Juca: Temos a vida inteira para aperfeiçoar o Acordo Ortográfico

"Temos a vida inteira para aperfeiçoar o Acordo Ortográfico. O Acordo veio tarde. É preciso ter uma estratégia de afirmação da nossa língua, de apropriação de toda a nossa dimensão cultural", afirmou o ministro da Cultura, Juca Ferreira, em entrevista ao O Globo.

Juca Ferreira - MinC

Ao O Globo, Juca esclarece que é favorável ao Acordo, sim, e antecipa a intenção de criar o Instituto Machado de Assis, entidade que ficaria responsável por fomentar a língua portuguesa no Brasil e também por estimular debates para aperfeiçoar os termos do Acordo.

O Globo: Onde houve o erro, então?
Juca Fereira: Talvez tenhamos errado no processo de normatização, que teve um caráter tecnicista e não envolveu criadores de todos os países. Nos países africanos, pro exemplo, o português interage com pelo menos outros 50 idiomas, e isso não pode ser ignorado. É preciso considerar que essa complexidade do idioma pode nos afastar uns dos outros. Reconheci que houve condução tecnicista, foi o que eu disse.

Como o erro pode ser corrigido?
Temos que criar uma estratégia de afirmação da língua portuguesa, e por isso sou favorável ao Brasil criar o Instituto Machado de Assis, assim como há o Instituto Goethe, o Instituto Camões, o Instituto Cervantes. Uma entidade que tenha como uma de suas missões fomentar esse debate sobre a língua.

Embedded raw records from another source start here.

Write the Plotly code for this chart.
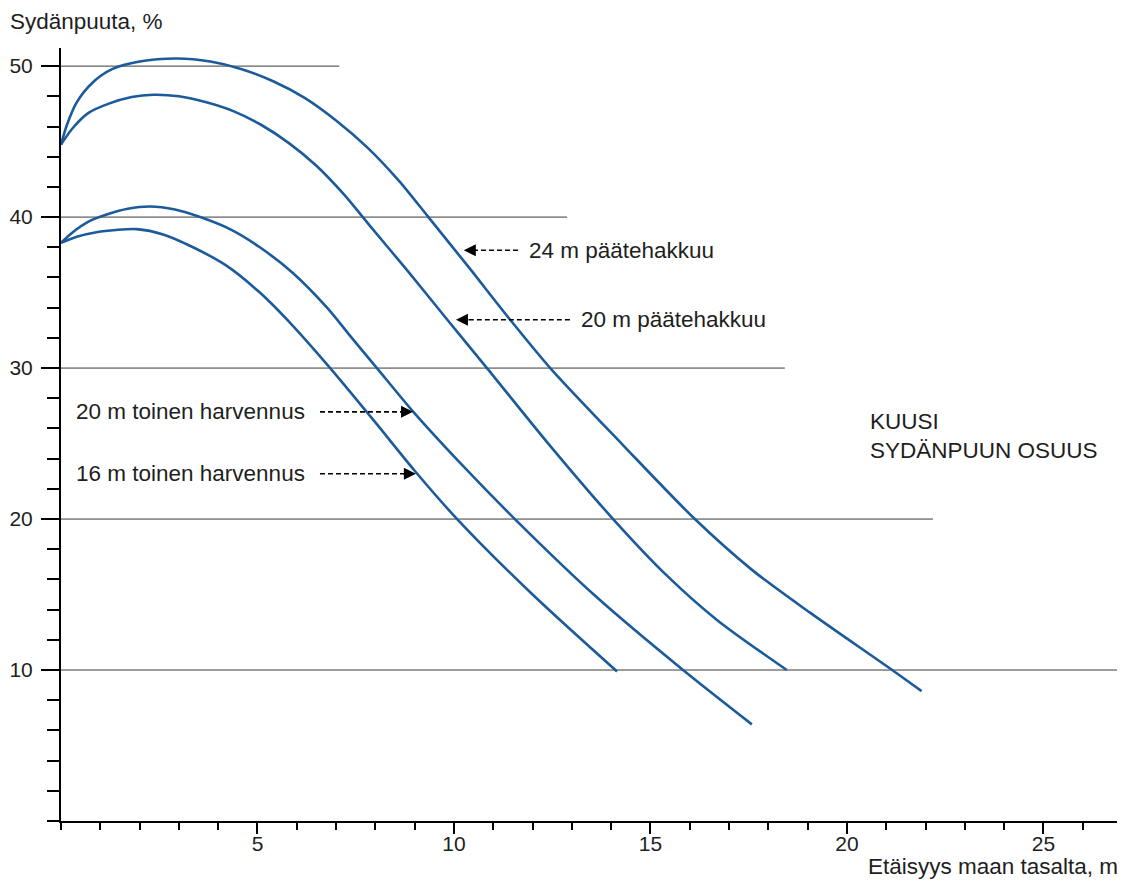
import plotly.graph_objects as go

# Käyrät: etäisyys maan tasalta (m) ja sydänpuun osuus (%)
x_24_paate = [0, 0.15, 0.4, 0.8, 1.3, 2.0, 2.95, 3.8, 4.6, 5.4, 6.2, 7.0, 7.8, 8.6, 9.35,
              10.4, 11.4, 12.45, 14.3, 16.13, 17.6, 19.06, 21.15, 21.9]
y_24_paate = [44.8, 46.1, 47.6, 48.9, 49.8, 50.3, 50.5, 50.3, 49.8, 49.0, 47.9, 46.4, 44.6, 42.4, 40.0,
              36.6, 33.3, 30.0, 24.9, 20.0, 16.6, 13.8, 10.0, 8.6]

x_20_paate = [0, 0.3, 0.7, 1.2, 1.8, 2.35, 3.0, 3.7, 4.4, 5.1, 5.8, 6.5, 7.2, 7.9, 8.8, 9.8,
              10.84, 12.4, 14.05, 15.4, 16.7, 18.47]
y_20_paate = [44.8, 45.9, 46.9, 47.5, 47.95, 48.1, 48.0, 47.6, 47.0, 46.1, 44.9, 43.4, 41.5, 39.3, 36.5, 33.3,
              30.0, 25.0, 20.0, 16.3, 13.3, 10.0]

x_20_harv = [0, 0.3, 0.7, 1.2, 1.7, 2.26, 2.9, 3.54, 4.3, 5.06, 5.9, 6.77, 7.4, 8.04, 9.0, 10.2,
             11.55, 13.6, 15.83, 17.58]
y_20_harv = [38.3, 39.0, 39.7, 40.2, 40.55, 40.7, 40.5, 40.0, 39.2, 38.0, 36.3, 34.0, 32.0, 30.0, 27.0, 23.6,
             20.0, 14.9, 10.0, 6.4]

x_16_harv = [0, 0.4, 0.9, 1.4, 1.93, 2.6, 3.36, 4.2, 5.06, 5.9, 6.85, 8.0, 9.0, 10.08, 12.0, 14.15]
y_16_harv = [38.3, 38.7, 39.0, 39.15, 39.2, 38.85, 38.0, 36.8, 35.0, 32.8, 30.0, 26.4, 23.2, 20.0, 15.0, 9.9]

# Vaakaviivat ja niiden pituudet
grid_levels = [10, 20, 30, 40, 50]
grid_ends = [27, 22.19, 18.42, 12.88, 7.08]

# Nuolet: teksti, kärki (x, y), hännän x
arrow_texts = ["24 m päätehakkuu", "20 m päätehakkuu", "20 m toinen harvennus", "16 m toinen harvennus"]
arrow_tip_x = [10.25, 10.05, 8.96, 9.03]
arrow_tip_y = [37.8, 33.2, 27.1, 23.0]
arrow_tail_x = [11.63, 12.95, 6.59, 6.59]

BLUE = "#1c5b9b"
TEXT = "#1e1e1e"
FONT = "Liberation Sans, Arial, sans-serif"
FS = 22.5

fig = go.Figure()

for lvl, end in zip(grid_levels, grid_ends):
    fig.add_trace(go.Scatter(x=[0, end], y=[lvl, lvl], mode="lines",
                             line=dict(color="#3a3a3a", width=1), hoverinfo="skip"))

for xs, ys in [(x_24_paate, y_24_paate), (x_20_paate, y_20_paate),
               (x_20_harv, y_20_harv), (x_16_harv, y_16_harv)]:
    fig.add_trace(go.Scatter(x=xs, y=ys, mode="lines",
                             line=dict(color=BLUE, width=2.6, shape="spline", smoothing=0.8)))

for txt, tx, ty, tail in zip(arrow_texts, arrow_tip_x, arrow_tip_y, arrow_tail_x):
    direction = 1 if tail > tx else -1
    # katkoviiva
    fig.add_trace(go.Scatter(x=[tail, tx + direction * 0.3], y=[ty, ty], mode="lines",
                             line=dict(color="black", width=1.6, dash="5px,3px"), hoverinfo="skip"))
    # nuolenkärki
    fig.add_annotation(x=tx, y=ty, ax=direction * 14, ay=0, showarrow=True,
                       arrowhead=2, arrowsize=1.6, arrowwidth=1.5, arrowcolor="black", text="")
    if direction > 0:
        fig.add_annotation(x=tail + 0.23, y=ty, text=txt, showarrow=False, xanchor="left",
                           font=dict(size=FS, color=TEXT))
    else:
        fig.add_annotation(x=tail - 0.33, y=ty, text=txt, showarrow=False, xanchor="right",
                           font=dict(size=FS, color=TEXT))

fig.add_annotation(x=20.53, y=25.5, text="KUUSI<br>SYDÄNPUUN OSUUS", showarrow=False,
                   xanchor="left", align="left", font=dict(size=FS, color=TEXT))

fig.add_annotation(xref="paper", yref="paper", x=-0.05, y=1.034, text="Sydänpuuta, %",
                   showarrow=False, xanchor="left", yanchor="middle", font=dict(size=FS, color=TEXT))
fig.add_annotation(xref="paper", yref="paper", x=0.998, y=-0.0595, text="Etäisyys maan tasalta, m",
                   showarrow=False, xanchor="right", yanchor="middle", font=dict(size=FS, color=TEXT))

# sivun oma 8 px reunus huomioitu marginaaleissa
fig.update_layout(
    width=1117, height=874,
    margin=dict(l=53, r=3, t=40, b=61),
    paper_bgcolor="white", plot_bgcolor="white",
    showlegend=False,
    font=dict(family=FONT, size=FS, color=TEXT),
)
fig.update_xaxes(range=[0, 27], showgrid=False, zeroline=False, automargin=False,
                 showline=True, linecolor="black", linewidth=2,
                 tickvals=[5, 10, 15, 20, 25], ticks="outside", ticklen=11, tickwidth=2,
                 tickcolor="black", tickfont=dict(size=21), ticklabelstandoff=-8,
                 minor=dict(dtick=1, ticks="outside", ticklen=7, tickwidth=2, tickcolor="black"))
fig.update_yaxes(range=[0, 51.2], showgrid=False, zeroline=False, automargin=False,
                 showline=True, linecolor="black", linewidth=2,
                 tickvals=grid_levels, ticks="outside", ticklen=18, tickwidth=2,
                 tickcolor="black", ticklabelstandoff=4, tickfont=dict(size=21),
                 minor=dict(dtick=2, ticks="outside", ticklen=12, tickwidth=2, tickcolor="black"))

fig.write_html("out.html")
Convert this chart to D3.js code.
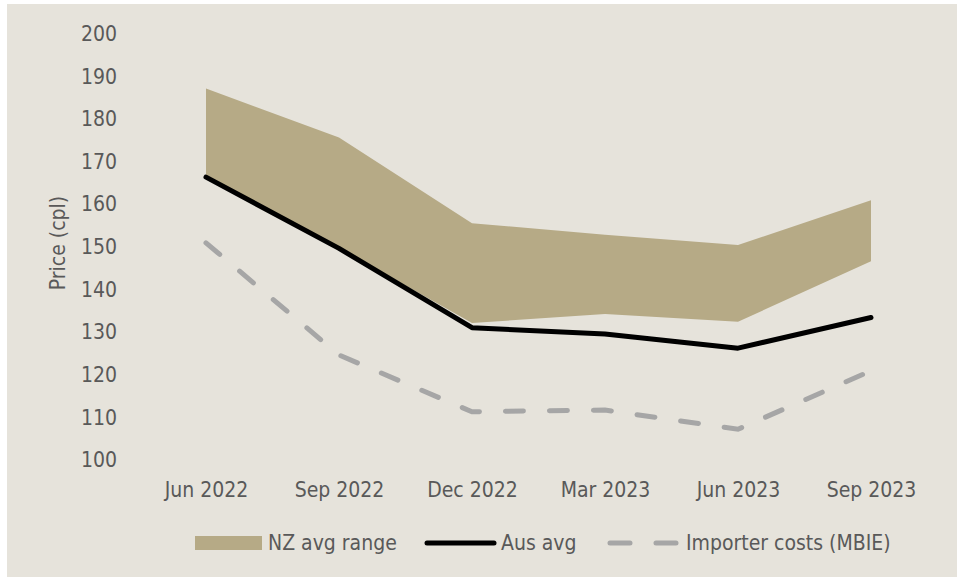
<!DOCTYPE html>
<html>
<head>
<meta charset="utf-8">
<script src="https://cdn.jsdelivr.net/npm/d3@7"></script>
<style>
  body { margin: 0; background: #ffffff; }
  svg text { font-family: "Liberation Sans Narrow", "DejaVu Sans Condensed", "Open Sans", sans-serif; fill: #595959; }
</style>
</head>
<body>
<svg id="chart" width="957" height="578"></svg>
<script>
// quarters along the x axis
const quarters = ["Jun 2022", "Sep 2022", "Dec 2022", "Mar 2023", "Jun 2023", "Sep 2023"];
// NZ average price range, cents per litre
const nzHigh = [187.0, 175.5, 155.4, 152.7, 150.3, 160.8];
const nzLow = [166.2, 149.6, 132.0, 134.1, 132.3, 146.5];
// Australian average
const ausAvg = [166.2, 149.5, 130.9, 129.4, 126.1, 133.3];
// importer costs (MBIE)
const importer = [150.8, 124.5, 111.2, 111.6, 107.1, 120.8];
const yTicks = [100, 110, 120, 130, 140, 150, 160, 170, 180, 190, 200];

const svg = d3.select("#chart");

// beige panel
svg.append("rect")
    .attr("x", 7).attr("y", 4)
    .attr("width", 950).attr("height", 573)
    .attr("fill", "#e6e3db");

let x = d3.scalePoint().domain(quarters).range([139.5, 937.5]).padding(0.5);
let y = d3.scaleLinear().domain([100, 200]).range([459.5, 33]);

let rows = quarters.map((q, i) => ({q: q, hi: nzHigh[i], lo: nzLow[i], aus: ausAvg[i], imp: importer[i]}));

// band for NZ range
let area = d3.area()
    .x(d => x(d.q))
    .y0(d => y(d.lo))
    .y1(d => y(d.hi));
svg.append("path")
    .datum(rows)
    .attr("d", area)
    .attr("fill", "#b6aa86");

// importer costs dashed line
let impLine = d3.line().x(d => x(d.q)).y(d => y(d.imp));
svg.append("path")
    .datum(rows)
    .attr("d", impLine)
    .attr("fill", "none")
    .attr("stroke", "#a6a6a6")
    .attr("stroke-width", 5)
    .attr("stroke-linecap", "round")
    .attr("stroke-dasharray", "18 26");

// Aus avg line
let ausLine = d3.line().x(d => x(d.q)).y(d => y(d.aus));
svg.append("path")
    .datum(rows)
    .attr("d", ausLine)
    .attr("fill", "none")
    .attr("stroke", "#000000")
    .attr("stroke-width", 5)
    .attr("stroke-linecap", "round")
    .attr("stroke-linejoin", "round");

// y axis, labels only
let yAxis = d3.axisLeft(y).tickValues(yTicks).tickSize(0).tickPadding(0);
let yg = svg.append("g")
    .attr("transform", "translate(117,0)")
    .call(yAxis);
yg.select(".domain").remove();
yg.selectAll("text").style("font-size", "21px").attr("dy", "0.35em");

// x axis, labels only
let xAxis = d3.axisBottom(x).tickSize(0).tickPadding(0);
let xg = svg.append("g")
    .attr("transform", "translate(0,490)")
    .call(xAxis);
xg.select(".domain").remove();
xg.selectAll("text").style("font-size", "21px").attr("dy", "0.35em");

// axis title
svg.append("text")
    .attr("transform", "translate(58,243) rotate(-90)")
    .attr("text-anchor", "middle")
    .attr("dy", "0.35em")
    .style("font-size", "21px")
    .text("Price (cpl)");

// legend
let lg = svg.append("g").attr("transform", "translate(0,543)");
lg.append("rect").attr("x", 195).attr("y", -7).attr("width", 67).attr("height", 14).attr("fill", "#b6aa86");
lg.append("text").attr("x", 268).attr("dy", "0.35em").style("font-size", "21px").text("NZ avg range");
lg.append("line").attr("x1", 427).attr("x2", 494).attr("y1", 0).attr("y2", 0)
    .attr("stroke", "#000").attr("stroke-width", 5).attr("stroke-linecap", "round");
lg.append("text").attr("x", 501).attr("dy", "0.35em").style("font-size", "21px").text("Aus avg");
lg.append("line").attr("x1", 610).attr("x2", 680).attr("y1", 0).attr("y2", 0)
    .attr("stroke", "#a6a6a6").attr("stroke-width", 5).attr("stroke-linecap", "round")
    .attr("stroke-dasharray", "20 26");
lg.append("text").attr("x", 686).attr("dy", "0.35em").style("font-size", "21px").text("Importer costs (MBIE)");
</script>
</body>
</html>
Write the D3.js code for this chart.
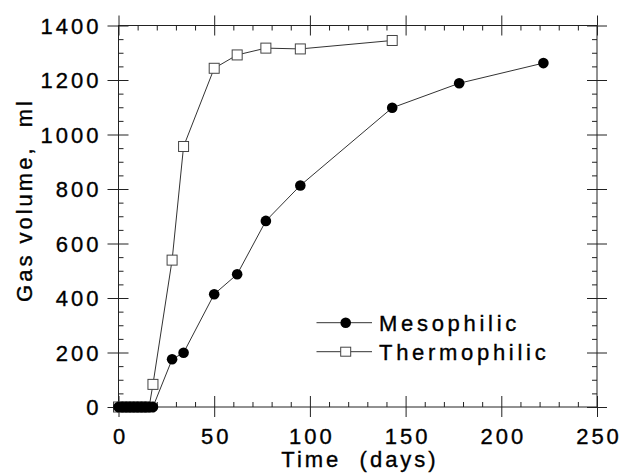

Dá tempo de criá-lo no seu mandato?
Um instituto desse porte não seria de responsabilidade exclusiva doMinistério da Cultura (MinC), mas do Ministério das Relações Exteriores, com a participação do Mnistério da Educação e do MinC.

Mas, se houve erro na condução, e se o senhor admite que é preciso debater ainda mais as mudanças, considera a possibilidade de adiar a obrigatoriedade do Acordo?
De jeito nenhum, pelo contrário. O Acordo veio tarde. É preciso ter uma estratégia de afirmação da nossa língua, de apropriação de toda a nossa dimensão cultural. Fazer com que os bens culturais circulem entre esses países, e isso não funciona por uma normatização de caráter tecnicista. Angola produz uma literatura de altíssimo nível, esse produto tem que circular mais. A língua é viva, e temos a vida inteira para aperfeiçoar o Acordo Ortográfico.

De que forma?
É fundamental convocar os criadores para debater a língua. Não estou propondo um encontro apenas, mas 200, 300. Assim como fazem os que falam inglês, os que falam francês, os que falam espanhol. Precisamos criar um sentimento de pertencimento a um mesmo território linguístico. A normatização da língua tem que estar inserida nessa estratégia. E não partir para essa bobagem que é a discussão "o português é nosso". Estamos numa nova era de cooperação entre países. Um exemplo: por que o português não é uma língua de trabalho na ONU? Porque não tem uma escrita comum. O Acordo é fundamental, nos encaminha para o futuro. Mas, por erros de condução, ele foi demonizado. Teria de ter sido feito a partir de debates com representantes de todas as pessoas que manejam a língua no seu dia a dia, que chamo de criadores: os poetas, dramaturgos, tradutores, cronistas, filólogos, críticos literários, compositores, a mídia-livrista. Também precisamos pensar no uso que a língua tem na internet. Assim, teríamos feito um processo sólido de normatização, mais enriquecido, sem perder essa complexidade de que falei antes.